Golar LNG Limited has announced the closing of a new $1.2bn asset-backed debt facility for the refinancing of its floating liquefied natural gas unit FLNG Gimi. The transaction was arranged with an international banking consortium including ABN AMRO, Citibank, DNB, Goldman Sachs and Standard Chartered Bank. This new facility replaces a previous loan with an outstanding balance of $627mn as of Q3 2025.
Extended and optimised financial terms
The new bank facility has a seven-year tenor with a sixteen-year amortisation profile. Interest is set at the Secured Overnight Financing Rate (SOFR) plus a 2.50% annual margin. Golar LNG stated that its 70% stake in the project enables it to recover approximately $400mn in net liquidity following repayment of the previous Gimi debt and the unwinding of the associated interest rate swap.
Renewed confidence from financial institutions
Golar LNG Chief Executive Officer Karl Fredrik Staubo highlighted the strong interest shown by leading banks in financing FLNG assets. He noted that the new terms are more favourable than the initial financing put in place when the Gimi unit was ordered. The debt-to-earnings before interest, taxes, depreciation and amortisation (EBITDA) ratio of around 5.5x reflects, according to the company, the bankability of Golar’s FLNG assets once operational under long-term contracts.
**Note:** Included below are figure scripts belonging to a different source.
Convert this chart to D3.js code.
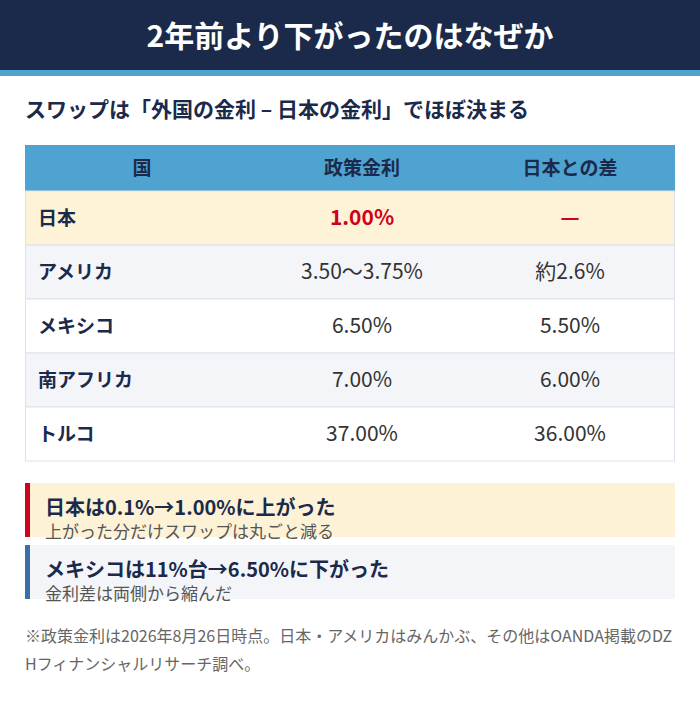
<!DOCTYPE html>
<html><head><meta charset="utf-8">
<script src="https://cdn.jsdelivr.net/npm/d3@7"></script>
<style>body{margin:0;background:#fff}svg{display:block;font-family:"Noto Sans CJK JP","Noto Sans",sans-serif}</style>
</head><body>
<svg id="c" width="700" height="715"></svg>
<script>
const columns = ['国', '政策金利', '日本との差'];
const countries = ['日本', 'アメリカ', 'メキシコ', '南アフリカ', 'トルコ'];
const rates = ['1.00%', '3.50〜3.75%', '6.50%', '7.00%', '37.00%'];
const diffs = ['—', '約2.6%', '5.50%', '6.00%', '36.00%'];
const notes = [
  { title: '日本は0.1%→1.00%に上がった', sub: '上がった分だけスワップは丸ごと減る', bg: '#fdf2d5', bar: '#d0021b' },
  { title: 'メキシコは11%台→6.50%に下がった', sub: '金利差は両側から縮んだ', bg: '#f3f5f9', bar: '#3a6ea5' },
];
const footnote = ['※政策金利は2026年8月26日時点。日本・アメリカはみんかぶ、その他はOANDA掲載のDZ', 'Hフィナンシャルリサーチ調べ。'];

const navy = '#1b2a4a';
const svg = d3.select('#c');

// header
svg.append('rect').attr('width', 700).attr('height', 70).attr('fill', navy);
svg.append('rect').attr('y', 70).attr('width', 700).attr('height', 6).attr('fill', '#4fa3d1');
svg.append('text').attr('x', 350).attr('y', 47).attr('text-anchor', 'middle')
  .attr('fill', '#fff').attr('font-size', 30).attr('font-weight', 700).text('2年前より下がったのはなぜか');
svg.append('text').attr('x', 25).attr('y', 117).attr('fill', navy)
  .attr('font-size', 21).attr('font-weight', 700).text('スワップは「外国の金利 – 日本の金利」でほぼ決まる');

// table
const x0 = 25, x1 = 675;
const colX = d3.scaleOrdinal().domain(columns).range([142, 362, 570]);
const rowY = d3.scaleBand().domain(d3.range(countries.length)).range([191, 461]);

svg.append('rect').attr('x', x0).attr('y', 145).attr('width', x1 - x0).attr('height', 46).attr('fill', '#4fa3d1');
svg.selectAll('.th').data(columns).join('text')
  .attr('x', d => colX(d)).attr('y', 175).attr('text-anchor', 'middle')
  .attr('fill', navy).attr('font-size', 19).attr('font-weight', 700).text(d => d);

const rows = svg.selectAll('.row').data(countries).join('g')
  .attr('transform', (d, i) => `translate(0,${rowY(i)})`);
rows.append('rect').attr('x', x0 + 0.5).attr('width', x1 - x0 - 1).attr('height', rowY.bandwidth())
  .attr('fill', (d, i) => i === 0 ? '#fef3d6' : (i % 2 ? '#f3f5f9' : '#fff'))
  .attr('stroke', '#dde2ea');
const mid = rowY.bandwidth() / 2 + 7;
rows.append('text').attr('x', 38).attr('y', mid).attr('fill', navy)
  .attr('font-size', 19).attr('font-weight', 700).text(d => d);
rows.append('text').attr('x', colX(columns[1])).attr('y', mid).attr('text-anchor', 'middle')
  .attr('font-size', 21).attr('font-weight', (d, i) => i === 0 ? 700 : 400)
  .attr('fill', (d, i) => i === 0 ? '#d0021b' : '#333').text((d, i) => rates[i]);
rows.append('text').attr('x', colX(columns[2])).attr('y', mid).attr('text-anchor', 'middle')
  .attr('font-size', 21).attr('font-weight', (d, i) => i === 0 ? 700 : 400)
  .attr('fill', (d, i) => i === 0 ? '#d0021b' : '#333').text((d, i) => diffs[i]);

// callouts
const noteY = d3.scaleBand().domain(d3.range(notes.length)).range([483, 599]).paddingInner(0.13);
const ng = svg.selectAll('.note').data(notes).join('g')
  .attr('transform', (d, i) => `translate(0,${noteY(i)})`);
ng.append('rect').attr('x', x0).attr('width', x1 - x0).attr('height', noteY.bandwidth()).attr('fill', d => d.bg);
ng.append('rect').attr('x', x0).attr('width', 5).attr('height', noteY.bandwidth()).attr('fill', d => d.bar);
ng.append('text').attr('x', 45).attr('y', 32).attr('fill', navy)
  .attr('font-size', 20).attr('font-weight', 700).text(d => d.title);
ng.append('text').attr('x', 45).attr('y', 55).attr('fill', '#555')
  .attr('font-size', 17).text(d => d.sub);

svg.selectAll('.fn').data(footnote).join('text')
  .attr('x', 25).attr('y', (d, i) => 642 + i * 28).attr('fill', '#666')
  .attr('font-size', 16).text(d => d);
</script>
</body></html>
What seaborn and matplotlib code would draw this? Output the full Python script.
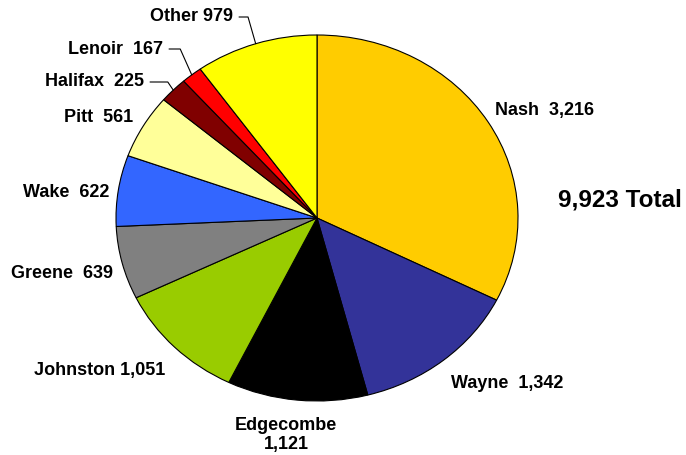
import numpy as np
import matplotlib.pyplot as plt
import seaborn as sns

counties = ["Nash", "Wayne", "Edgecombe", "Johnston", "Greene",
            "Wake", "Pitt", "Halifax", "Lenoir", "Other"]
cases = [3216, 1342, 1121, 1051, 639, 622, 561, 225, 167, 979]
labels = ["Nash  3,216", "Wayne  1,342", "Edgecombe\n1,121", "Johnston 1,051",
          "Greene  639", "Wake  622", "Pitt  561", "Halifax  225",
          "Lenoir  167", "Other 979"]
total_text = "9,923 Total"

colors = ["#FFCC00", "#333399", "#000000", "#99CC00", "#808080",
          "#3366FF", "#FFFF99", "#800000", "#FF0000", "#FFFF00"]

sns.set_style("white")
plt.rcParams["font.family"] = ["Liberation Sans", "DejaVu Sans"]
plt.rcParams["text.color"] = "black"

# pie centre / radii in pixels (the original is a bit wider than tall)
cx, cy, rx, ry = 317, 218, 201, 183
W, H = 686, 455


def px(x, y):
    return ((x - cx) / rx, (cy - y) / ry)


fig = plt.figure(figsize=(W / 100, H / 100), dpi=100)
ax = fig.add_axes([0, 0, 1, 1])
wedges, _ = ax.pie(cases, colors=colors, startangle=90, counterclock=False,
                   radius=1, wedgeprops=dict(edgecolor="black", linewidth=0.8))
ax.set_aspect("auto")
ax.set_xlim(-cx / rx, (W - cx) / rx)
ax.set_ylim((cy - H) / ry, cy / ry)
ax.axis("off")

# label placement: (x, y, ha) in pixels, leader angle or None
label_pos = {
    "Nash": (545, 111, "center", None),
    "Wayne": (507, 383, "center", None),
    "Edgecombe": (286, 435, "center", None),
    "Johnston": (100, 371, "center", None),
    "Greene": (62, 274, "center", None),
    "Wake": (66, 193, "center", None),
    "Pitt": (99, 118, "center", None),
    "Halifax": (144, 82, "right", 124),
    "Lenoir": (163, 49, "right", 114),
    "Other": (233, 17, "right", 106),
}

fs = 13
for w, name, lab in zip(wedges, counties, labels):
    x, y, ha, angB = label_pos[name]
    if angB is None:
        ax.text(*px(x, y), lab, ha=ha, va="center", fontsize=fs,
                fontweight="bold", linespacing=1.1)
    else:
        mid = np.deg2rad((w.theta1 + w.theta2) / 2)
        ax.annotate(lab, xy=(np.cos(mid), np.sin(mid)), xytext=px(x, y),
                    ha=ha, va="center", fontsize=fs, fontweight="bold",
                    arrowprops=dict(arrowstyle="-", color="black", lw=0.8,
                                    relpos=(1, 0.5), shrinkA=2, shrinkB=0,
                                    connectionstyle=f"angle,angleA=0,angleB={angB},rad=0"))

ax.text(*px(620, 200), total_text, ha="center", va="center",
        fontsize=17.5, fontweight="bold")

fig.savefig("out.png", dpi=100)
Strategic positioning in FLNG developments
FLNG Gimi is currently operating under a long-term contract, which enhances the project’s financial visibility. The refinancing transaction also enables Golar LNG to optimise its capital structure, increase financial flexibility and strengthen its ability to deploy resources for potential future developments. The company continues to pursue its strategy focused on the development of floating liquefaction infrastructure, a growing segment in the international energy market.